Tuesday, March 3, 2015
Once Upon A Birthday
February birthdays in the Midwest will typically be wrapped in soft white mountains of snow, bone-chilling temperatures, and icicles, all necessitating multiple layers of flannel and wool stuffed under large, toasty, though quite unflattering stadium coats. This year was no different. It was birthday Saturday morning and already this teacher’s inbox was filled with lovely, warm words of blessing and friendship and kindness and love; words and happy wishes of deep and precious value, humbling, but making glad this teacher’s heart. A perfect start to a birthday. With coffee in hand, iced snowflakes painting the windows, and slippered feet propped comfortably upon a chair, the birthday teacher followed some early morning reading with a bit of fleece scarf tying.

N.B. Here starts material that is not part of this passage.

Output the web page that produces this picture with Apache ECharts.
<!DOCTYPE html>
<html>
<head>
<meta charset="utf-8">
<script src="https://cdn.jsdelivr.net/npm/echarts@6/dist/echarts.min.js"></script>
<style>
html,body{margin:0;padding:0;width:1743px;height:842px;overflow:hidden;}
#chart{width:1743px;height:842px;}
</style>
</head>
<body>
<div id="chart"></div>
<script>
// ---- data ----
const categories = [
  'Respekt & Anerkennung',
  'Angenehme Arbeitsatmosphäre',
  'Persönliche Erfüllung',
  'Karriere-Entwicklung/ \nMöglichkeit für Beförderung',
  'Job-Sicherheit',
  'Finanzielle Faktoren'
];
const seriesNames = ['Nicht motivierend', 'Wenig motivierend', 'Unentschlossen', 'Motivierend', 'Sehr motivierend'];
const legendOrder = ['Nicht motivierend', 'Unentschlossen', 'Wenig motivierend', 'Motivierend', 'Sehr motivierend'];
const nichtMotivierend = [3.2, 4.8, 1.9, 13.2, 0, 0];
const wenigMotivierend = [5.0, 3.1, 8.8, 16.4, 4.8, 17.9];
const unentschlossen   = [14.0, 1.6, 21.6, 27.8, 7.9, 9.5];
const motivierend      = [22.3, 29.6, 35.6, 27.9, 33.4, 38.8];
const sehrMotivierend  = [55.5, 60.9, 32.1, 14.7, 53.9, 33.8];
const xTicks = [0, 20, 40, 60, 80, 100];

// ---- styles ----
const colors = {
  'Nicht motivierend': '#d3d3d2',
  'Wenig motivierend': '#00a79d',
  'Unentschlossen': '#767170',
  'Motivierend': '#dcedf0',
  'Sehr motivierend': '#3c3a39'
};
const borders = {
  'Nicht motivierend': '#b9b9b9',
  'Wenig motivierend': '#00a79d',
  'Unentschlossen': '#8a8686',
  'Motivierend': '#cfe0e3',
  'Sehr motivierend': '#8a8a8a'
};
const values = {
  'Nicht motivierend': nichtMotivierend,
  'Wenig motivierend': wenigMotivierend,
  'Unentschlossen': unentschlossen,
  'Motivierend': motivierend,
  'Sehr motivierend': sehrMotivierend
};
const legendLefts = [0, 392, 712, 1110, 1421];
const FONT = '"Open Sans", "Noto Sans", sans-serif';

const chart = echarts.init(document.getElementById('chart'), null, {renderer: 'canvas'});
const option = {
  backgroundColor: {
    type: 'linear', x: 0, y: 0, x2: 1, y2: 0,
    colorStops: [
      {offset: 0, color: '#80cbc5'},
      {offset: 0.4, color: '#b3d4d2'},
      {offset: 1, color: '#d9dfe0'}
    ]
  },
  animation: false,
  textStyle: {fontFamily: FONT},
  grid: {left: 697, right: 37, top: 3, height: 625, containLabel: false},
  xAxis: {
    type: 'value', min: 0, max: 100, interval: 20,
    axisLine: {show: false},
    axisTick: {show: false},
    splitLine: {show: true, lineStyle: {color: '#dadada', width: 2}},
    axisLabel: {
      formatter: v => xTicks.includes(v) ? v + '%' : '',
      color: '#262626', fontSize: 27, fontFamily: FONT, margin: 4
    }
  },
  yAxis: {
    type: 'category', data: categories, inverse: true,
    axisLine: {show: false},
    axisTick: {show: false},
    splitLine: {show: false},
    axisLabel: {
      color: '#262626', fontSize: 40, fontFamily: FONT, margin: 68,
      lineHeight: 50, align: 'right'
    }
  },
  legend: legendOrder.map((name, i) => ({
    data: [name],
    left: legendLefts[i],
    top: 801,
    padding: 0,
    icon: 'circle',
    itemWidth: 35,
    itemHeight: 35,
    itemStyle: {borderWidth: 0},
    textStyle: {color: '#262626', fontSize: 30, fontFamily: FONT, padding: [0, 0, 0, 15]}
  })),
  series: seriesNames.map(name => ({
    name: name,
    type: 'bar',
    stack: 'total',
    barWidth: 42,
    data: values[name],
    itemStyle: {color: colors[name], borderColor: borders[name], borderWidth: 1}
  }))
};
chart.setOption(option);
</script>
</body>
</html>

Knowing that a birthday morning meeting would bring this teacher to a downtown neighborhood where countless many would be acutely feeling the effects of the sub-zero temps, the thought of bringing a large pile of fleece scarves to a nearby bus stop seemed the right and perfect birthday gift to give. With more than two dozen scarves folded and stacked chin high, the birthday teacher entered the bus stop shelter and placed them on the bus waiting bench. A gentleman approached to wait for the bus and the teacher encouraged him to be warm and take a scarf. He didn’t speak, but as the teacher left for the downtown meeting, the gentleman wrapped a fleecy blue plaid scarf around his neck. The gift of giving is such a precious heart-filling gift. It indeed was a happy birthday.